Editors Reads Verdict
Sula is Morrison's most focused and formally elegant novel — 174 pages that contain more than most novels twice their length, built around a female friendship whose complexity and intensity anticipates everything subsequent fiction about women's relationships would attempt. Sula herself remains one of American fiction's most unforgettable characters.
What We Loved
- The Sula-Nel friendship is one of literature's great female relationships — complex, damaging, irreplaceable
- Sula as a character who refuses all definition is both maddening and exhilarating
- Morrison's prose is at its most economical — not a wasted sentence across 174 pages
- The Bottom community is rendered as a fully inhabited world in minimal space
Minor Drawbacks
- The novel's brevity means some threads are introduced and departed before full development
- Some readers find Sula's amorality difficult to engage with sympathetically
- The Eva Peace subplot, while extraordinary, is somewhat disconnected from the central friendship
Key Takeaways
- → Female friendship can be the central relationship of a life, with all the complexity that implies
- → Freedom claimed completely — without regard for community norms — has a cost that falls on others
- → A community needs its evil element to define itself — which is what it uses Sula for
- → Nel and Sula are two halves of a complete person, and their separation leaves both incomplete
- → Grief for a friend can be as devastating as grief for a lover, and is less culturally acknowledged
| Author | Toni Morrison |
|---|---|
| Publisher | Vintage |
| Pages | 174 |
| Published | January 1, 1973 |
| Language | English |
| Genre | Literary Fiction, American Literature |
| Difficulty | Intermediate |
| Best For | Readers of serious literary fiction; Morrison readers moving through her catalog; those interested in female friendship as a literary subject. |
The Bottom
The Bottom — a hilltop community in Medallion, Ohio, the product of a white landowner’s trick by which freed slaves were given the less-valuable high land — is Toni Morrison’s most contained setting, and Sula is her most compressed novel. In 174 pages, she traces the friendship of Nel Wright and Sula Peace from childhood through old age, and from that friendship constructs a meditation on freedom, community, womanhood, and what one person can be to another.

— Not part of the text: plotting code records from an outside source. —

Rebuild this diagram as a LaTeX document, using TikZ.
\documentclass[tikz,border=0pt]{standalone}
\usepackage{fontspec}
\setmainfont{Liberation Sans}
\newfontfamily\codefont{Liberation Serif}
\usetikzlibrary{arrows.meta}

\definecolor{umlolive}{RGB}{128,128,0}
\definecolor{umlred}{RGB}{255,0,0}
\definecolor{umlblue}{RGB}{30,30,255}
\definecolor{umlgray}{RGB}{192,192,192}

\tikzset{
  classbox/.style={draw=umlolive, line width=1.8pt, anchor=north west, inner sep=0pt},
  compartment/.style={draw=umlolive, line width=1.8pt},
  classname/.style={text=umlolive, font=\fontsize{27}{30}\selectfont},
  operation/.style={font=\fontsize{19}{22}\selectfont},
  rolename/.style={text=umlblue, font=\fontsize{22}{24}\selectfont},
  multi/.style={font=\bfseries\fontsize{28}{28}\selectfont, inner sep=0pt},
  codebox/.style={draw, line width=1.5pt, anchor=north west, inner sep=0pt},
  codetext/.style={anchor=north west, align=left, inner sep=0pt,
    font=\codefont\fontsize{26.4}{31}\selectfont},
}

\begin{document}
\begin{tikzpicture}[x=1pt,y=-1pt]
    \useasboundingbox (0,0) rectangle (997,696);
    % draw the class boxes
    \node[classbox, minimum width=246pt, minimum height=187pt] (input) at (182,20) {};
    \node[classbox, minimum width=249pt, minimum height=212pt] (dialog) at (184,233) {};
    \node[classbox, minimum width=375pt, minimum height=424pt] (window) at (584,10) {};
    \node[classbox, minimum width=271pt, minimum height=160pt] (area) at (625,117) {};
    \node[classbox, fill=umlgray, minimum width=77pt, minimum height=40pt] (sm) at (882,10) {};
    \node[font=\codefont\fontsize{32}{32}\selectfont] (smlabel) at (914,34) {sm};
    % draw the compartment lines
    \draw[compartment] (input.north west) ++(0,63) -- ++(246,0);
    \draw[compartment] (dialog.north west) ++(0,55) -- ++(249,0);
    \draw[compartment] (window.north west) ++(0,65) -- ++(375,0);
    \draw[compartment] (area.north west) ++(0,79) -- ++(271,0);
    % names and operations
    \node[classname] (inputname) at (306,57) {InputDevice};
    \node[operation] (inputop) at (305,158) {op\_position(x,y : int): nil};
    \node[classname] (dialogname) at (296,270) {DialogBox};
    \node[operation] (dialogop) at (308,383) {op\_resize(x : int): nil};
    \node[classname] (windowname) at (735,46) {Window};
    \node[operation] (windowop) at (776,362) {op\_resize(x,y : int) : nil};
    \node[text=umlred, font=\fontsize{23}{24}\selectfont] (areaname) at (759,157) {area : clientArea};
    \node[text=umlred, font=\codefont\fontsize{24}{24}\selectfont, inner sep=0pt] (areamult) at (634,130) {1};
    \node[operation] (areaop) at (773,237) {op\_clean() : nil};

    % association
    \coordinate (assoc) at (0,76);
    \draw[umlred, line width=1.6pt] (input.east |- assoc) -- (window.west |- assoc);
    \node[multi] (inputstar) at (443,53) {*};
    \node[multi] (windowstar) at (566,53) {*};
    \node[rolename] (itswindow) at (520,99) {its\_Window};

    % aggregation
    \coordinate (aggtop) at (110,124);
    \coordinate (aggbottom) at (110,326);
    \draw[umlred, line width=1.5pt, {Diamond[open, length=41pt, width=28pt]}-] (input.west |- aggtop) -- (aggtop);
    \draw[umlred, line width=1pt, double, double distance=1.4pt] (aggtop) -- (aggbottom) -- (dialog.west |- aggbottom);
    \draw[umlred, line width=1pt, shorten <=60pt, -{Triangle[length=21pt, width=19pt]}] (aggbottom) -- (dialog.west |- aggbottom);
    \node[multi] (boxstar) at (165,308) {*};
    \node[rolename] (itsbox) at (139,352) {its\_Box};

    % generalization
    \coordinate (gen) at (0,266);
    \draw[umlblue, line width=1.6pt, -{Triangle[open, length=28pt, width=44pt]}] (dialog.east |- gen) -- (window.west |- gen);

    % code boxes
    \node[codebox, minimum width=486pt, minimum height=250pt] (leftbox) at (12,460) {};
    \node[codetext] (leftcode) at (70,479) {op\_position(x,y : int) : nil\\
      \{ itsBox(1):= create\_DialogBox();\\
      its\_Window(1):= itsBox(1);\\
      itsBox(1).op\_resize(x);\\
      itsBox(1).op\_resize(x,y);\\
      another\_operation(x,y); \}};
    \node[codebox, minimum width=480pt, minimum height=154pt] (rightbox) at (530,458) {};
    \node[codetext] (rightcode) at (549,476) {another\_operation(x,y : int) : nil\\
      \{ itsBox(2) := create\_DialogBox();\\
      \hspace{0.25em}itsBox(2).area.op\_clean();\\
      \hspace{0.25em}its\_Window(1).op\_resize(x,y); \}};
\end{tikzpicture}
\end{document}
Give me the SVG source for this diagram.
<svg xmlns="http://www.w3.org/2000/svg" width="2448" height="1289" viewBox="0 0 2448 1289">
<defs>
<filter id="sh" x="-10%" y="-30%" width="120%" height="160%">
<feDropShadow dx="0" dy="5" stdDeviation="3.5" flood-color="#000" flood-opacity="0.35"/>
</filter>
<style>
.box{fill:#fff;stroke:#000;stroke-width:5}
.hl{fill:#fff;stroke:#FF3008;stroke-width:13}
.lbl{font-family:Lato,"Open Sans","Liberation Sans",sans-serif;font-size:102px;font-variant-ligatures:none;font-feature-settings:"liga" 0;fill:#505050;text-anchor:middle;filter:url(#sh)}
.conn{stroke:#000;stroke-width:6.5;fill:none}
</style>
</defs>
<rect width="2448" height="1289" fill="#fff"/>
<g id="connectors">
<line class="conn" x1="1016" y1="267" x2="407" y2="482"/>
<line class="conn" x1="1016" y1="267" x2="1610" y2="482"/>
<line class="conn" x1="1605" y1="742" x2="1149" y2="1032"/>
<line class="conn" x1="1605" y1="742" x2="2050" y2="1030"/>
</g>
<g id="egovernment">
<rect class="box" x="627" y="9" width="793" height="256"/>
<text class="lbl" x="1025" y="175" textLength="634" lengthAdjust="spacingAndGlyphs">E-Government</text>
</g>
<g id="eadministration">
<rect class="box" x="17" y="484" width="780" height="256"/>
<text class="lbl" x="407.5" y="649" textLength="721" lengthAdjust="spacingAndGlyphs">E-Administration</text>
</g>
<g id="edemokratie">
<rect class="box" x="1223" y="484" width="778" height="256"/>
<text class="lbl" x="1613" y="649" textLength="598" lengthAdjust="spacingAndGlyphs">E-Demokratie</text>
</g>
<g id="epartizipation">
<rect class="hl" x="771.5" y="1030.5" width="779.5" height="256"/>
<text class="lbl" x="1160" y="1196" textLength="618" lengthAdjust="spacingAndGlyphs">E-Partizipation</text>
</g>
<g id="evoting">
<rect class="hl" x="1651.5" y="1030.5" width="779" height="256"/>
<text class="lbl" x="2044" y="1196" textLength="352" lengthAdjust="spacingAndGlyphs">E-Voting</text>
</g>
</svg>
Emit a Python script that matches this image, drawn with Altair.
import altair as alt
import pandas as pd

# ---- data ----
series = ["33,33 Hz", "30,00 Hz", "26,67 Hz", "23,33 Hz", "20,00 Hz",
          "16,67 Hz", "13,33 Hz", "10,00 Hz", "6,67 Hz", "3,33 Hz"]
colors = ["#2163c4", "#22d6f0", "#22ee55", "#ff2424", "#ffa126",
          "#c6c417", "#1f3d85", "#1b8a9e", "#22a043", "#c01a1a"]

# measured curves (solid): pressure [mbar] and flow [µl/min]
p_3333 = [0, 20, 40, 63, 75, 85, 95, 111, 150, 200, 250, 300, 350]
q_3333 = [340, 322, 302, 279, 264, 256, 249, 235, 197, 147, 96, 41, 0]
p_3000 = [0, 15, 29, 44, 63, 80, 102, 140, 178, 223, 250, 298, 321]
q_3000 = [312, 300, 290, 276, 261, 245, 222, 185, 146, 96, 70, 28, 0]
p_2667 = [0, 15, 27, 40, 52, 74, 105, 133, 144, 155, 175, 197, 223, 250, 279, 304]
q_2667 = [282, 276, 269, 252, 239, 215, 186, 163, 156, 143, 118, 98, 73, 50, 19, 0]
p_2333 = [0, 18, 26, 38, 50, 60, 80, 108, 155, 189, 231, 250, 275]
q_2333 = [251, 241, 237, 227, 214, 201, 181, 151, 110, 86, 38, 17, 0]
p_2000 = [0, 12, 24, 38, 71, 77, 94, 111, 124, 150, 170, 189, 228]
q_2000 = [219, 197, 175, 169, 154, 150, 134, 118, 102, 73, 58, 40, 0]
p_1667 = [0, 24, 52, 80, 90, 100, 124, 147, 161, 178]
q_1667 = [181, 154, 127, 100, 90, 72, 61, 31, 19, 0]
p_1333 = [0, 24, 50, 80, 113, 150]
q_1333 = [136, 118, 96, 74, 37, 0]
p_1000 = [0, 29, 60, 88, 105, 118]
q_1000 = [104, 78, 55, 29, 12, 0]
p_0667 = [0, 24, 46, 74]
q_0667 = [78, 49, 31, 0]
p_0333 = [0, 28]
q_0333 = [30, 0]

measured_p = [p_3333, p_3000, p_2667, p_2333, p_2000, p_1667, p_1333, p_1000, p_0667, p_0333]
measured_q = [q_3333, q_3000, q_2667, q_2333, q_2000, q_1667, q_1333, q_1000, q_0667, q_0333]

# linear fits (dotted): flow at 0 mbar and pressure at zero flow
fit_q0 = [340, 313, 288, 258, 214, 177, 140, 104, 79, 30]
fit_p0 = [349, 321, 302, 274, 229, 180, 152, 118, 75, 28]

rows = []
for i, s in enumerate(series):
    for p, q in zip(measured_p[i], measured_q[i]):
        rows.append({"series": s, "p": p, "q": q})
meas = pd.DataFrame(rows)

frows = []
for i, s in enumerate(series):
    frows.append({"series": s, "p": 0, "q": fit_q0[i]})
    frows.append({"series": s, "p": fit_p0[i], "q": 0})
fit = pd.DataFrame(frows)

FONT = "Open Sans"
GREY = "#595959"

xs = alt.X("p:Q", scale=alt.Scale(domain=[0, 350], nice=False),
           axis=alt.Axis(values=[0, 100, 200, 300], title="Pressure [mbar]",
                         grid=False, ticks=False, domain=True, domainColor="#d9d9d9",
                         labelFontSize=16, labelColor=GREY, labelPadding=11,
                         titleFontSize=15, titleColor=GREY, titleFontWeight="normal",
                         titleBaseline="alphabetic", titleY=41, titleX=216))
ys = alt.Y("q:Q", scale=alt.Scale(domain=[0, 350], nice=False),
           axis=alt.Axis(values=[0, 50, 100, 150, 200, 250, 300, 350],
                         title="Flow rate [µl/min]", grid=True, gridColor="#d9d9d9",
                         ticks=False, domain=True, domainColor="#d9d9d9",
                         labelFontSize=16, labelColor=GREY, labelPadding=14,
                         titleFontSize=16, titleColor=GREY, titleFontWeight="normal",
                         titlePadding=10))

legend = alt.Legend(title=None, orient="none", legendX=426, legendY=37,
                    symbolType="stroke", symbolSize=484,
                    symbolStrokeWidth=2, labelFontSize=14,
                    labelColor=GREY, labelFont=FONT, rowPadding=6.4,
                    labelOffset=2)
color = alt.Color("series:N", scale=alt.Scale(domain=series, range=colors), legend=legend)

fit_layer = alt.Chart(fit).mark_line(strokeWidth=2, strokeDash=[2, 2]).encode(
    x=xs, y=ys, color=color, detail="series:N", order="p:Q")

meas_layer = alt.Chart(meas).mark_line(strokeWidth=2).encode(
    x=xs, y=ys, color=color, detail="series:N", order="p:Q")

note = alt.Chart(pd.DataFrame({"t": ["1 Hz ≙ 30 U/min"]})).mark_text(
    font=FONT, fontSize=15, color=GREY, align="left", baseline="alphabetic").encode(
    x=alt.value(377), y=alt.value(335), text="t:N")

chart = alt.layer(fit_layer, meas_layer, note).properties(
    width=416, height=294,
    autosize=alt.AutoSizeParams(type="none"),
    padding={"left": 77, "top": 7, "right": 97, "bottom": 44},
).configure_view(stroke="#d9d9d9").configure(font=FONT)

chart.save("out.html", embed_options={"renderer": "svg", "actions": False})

Sula and Nel are introduced as children who are already complementary: Nel is careful, socially conscious, shaped by her mother’s fierce respectability; Sula is dangerously free, shaped by a grandmother who cut off her own leg for insurance money and by a house full of women who move through desire without apology. Together they form something complete. Apart — as they are for most of the novel — they are each, in different ways, unmoored.
Sula as Character
Sula Peace is one of American fiction’s great creations: a woman who refuses every definition society offers her, who returns to the Bottom as an adult in possession of a degree of personal freedom so complete it functions as its own moral system. She sleeps with white men — an act of transgression in 1930s Ohio — she sleeps with Nel’s husband, she is unsentimental about death and indifferent to community opinion. The Bottom defines itself against her: she becomes the community’s evil, the repository of everything the neighborhood displaces from itself.
Morrison’s achievement is making Sula neither a villain nor a feminist hero but something harder — a fully realized person whose freedom is real and whose damage is real and whose relationship with Nel is the truest thing in either of their lives.
The Final Reckoning
Nel’s recognition, decades after Sula’s death, of what the friendship meant — the novel’s last and most devastating line — is one of American literature’s great endings: a grief for a woman friend that is finally, explicitly, acknowledged as the central loss of a life.
Our rating: 4.3/5 — Morrison’s most economical and formally perfect novel, built around one of literature’s great female friendships and one of its most permanently disturbing characters.